In 1873 werd hij benoemd tot kantonrechter in 's-Hertogenbosch en trad wederom af als Kamerlid, maar werd al in 1874 weer herkozen.

Eveneens in 1874 werd hij benoemd als burgemeester van 's-Hertogenbosch, maar omdat dat geen rijksbetrekking was hoefde hij niet af te treden als kamerlid. Als burgemeester was hij onder andere verantwoordelijk voor de 'watervrijmaking' van 's-Hertogenbosch. Hij zorgde ervoor dat het water uit het buitengebied de stad niet meer kon overspoelen. Dit hoge water had er in 1876 nog voor gezorgd dat er een zware tyfusepidemie was uitgebroken dus het was van groot belang dat het water niet meer tot in de stad kon doordringen.

In de laatste jaren van zijn politieke loopbaan en daarna was hij van 1877 tot aan zijn overlijden lid van de Raad van State in buitengewone dienst.
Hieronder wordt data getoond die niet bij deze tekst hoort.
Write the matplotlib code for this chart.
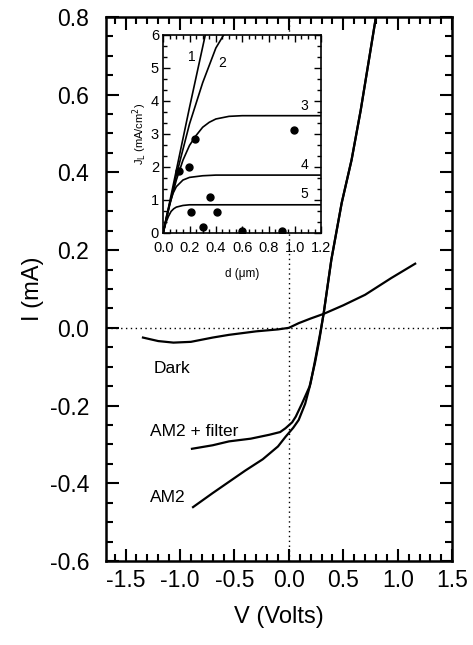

Ook was hij van 1880 tot 1883 rechter bij de rechtbank 's-Hertogenbosch en vervolgens van 14 maart 1883 tot 1893 raadsheer van het gerechtshof 's-Hertogenbosch.

Bij koninklijk besluit van 6 maart 1893 werd hij, op eigen verzoek, eervol ontslagen.


Laatste jaren

In de periode van 1859-1902 was Aloysius ondanks zijn eervol ontslag nog altijd actief als lid van de Tweede Kamer, minister en staatsraad in buitengewone dienst.

Aloysius komt op 9 juni 1902 te 's-Hertogenbosch te overlijden en word op 13 juni 1902 te Orthen begraven. Hij werd 84 jaar oud.